Жалость к Сербии – надуманный предлог

Среди либералов противников войны практически нет. Среди консерваторов они есть. Среди левых они есть. И как бы просто это не звучало, дело всего лишь в умственных способностях. Умный человек в 1914 году не мог не понимать, что влезать в войну – это, значит, совершать самоубийство. Мы до сих пор не понимаем, что для того, чтобы удержаться от соблазна войны, достаточно было политического разума, обычной прагматической смекалки. Отсюда все разговоры про поддельность записки Дурново. Мы до сих пор не можем представить, что человеку всё было предельно понятно в феврале 1914 года.

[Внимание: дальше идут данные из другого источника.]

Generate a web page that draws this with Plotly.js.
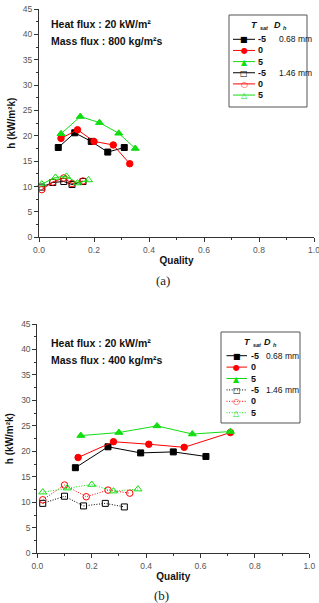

Просто потому, что он, извините, включил мозги

РI: Русская Idea продолжает размышлять о причинах событий 1917 года и публикует интервью с историком, доктором исторических наук, профессором Европейского университета в Санкт-Петербурге и Центрально-Европейского университета в Будапеште Алексеем Миллером, посвященном вопросу – могла ли Россия не вступать в Первую мировую войну и сохранить при этом статус великой державы. Алексей Ильич обращает внимание на недостаток реализма и прагматики в политике российской элиты как главную причину бессмысленного вступления в войну, нам же, в свою очередь, хотелось бы задаться вопросом – существует ли альтернатива имперскому мышлению в стане тех, кто считает себя русским государственником? И могут ли действительно вопросы престижа и представления о приоритетной поддержке тех стран, которые мы считаем союзниками, оказаться неважными для внутренней легитимности действующего режима?

 

Любовь Ульянова

Уважаемый Алексей Ильич! Существует известная точка зрения, что революция не случилась бы или она не случилась бы в такой форме, если бы не Первая мировая война. На Ваш взгляд, были ли мотивы вступления России в ПМВ достаточными для того, чтобы обосновать те жертвы, которые Россия понесла в ХХ веке? Насколько оправдано очень характерное для сегодняшнего дня, разделяемое и Александром Солженицыным, несколько презрительное и отстраненное отношение к этим мотивам?

 

Алексей Миллер

Мне представляется вполне очевидным, что Россия совершенно спокойно могла позволить себе, если бы она считала это необходимым, подождать со вступлением в войну. Как неоднократно поступали США. Вступить чуть позже, чуть более подготовленными, чуть лучше понимая, что это за война. А это в 1914 году мало кто понимал. Не вступить в войну сразу – не означало не участвовать вообще.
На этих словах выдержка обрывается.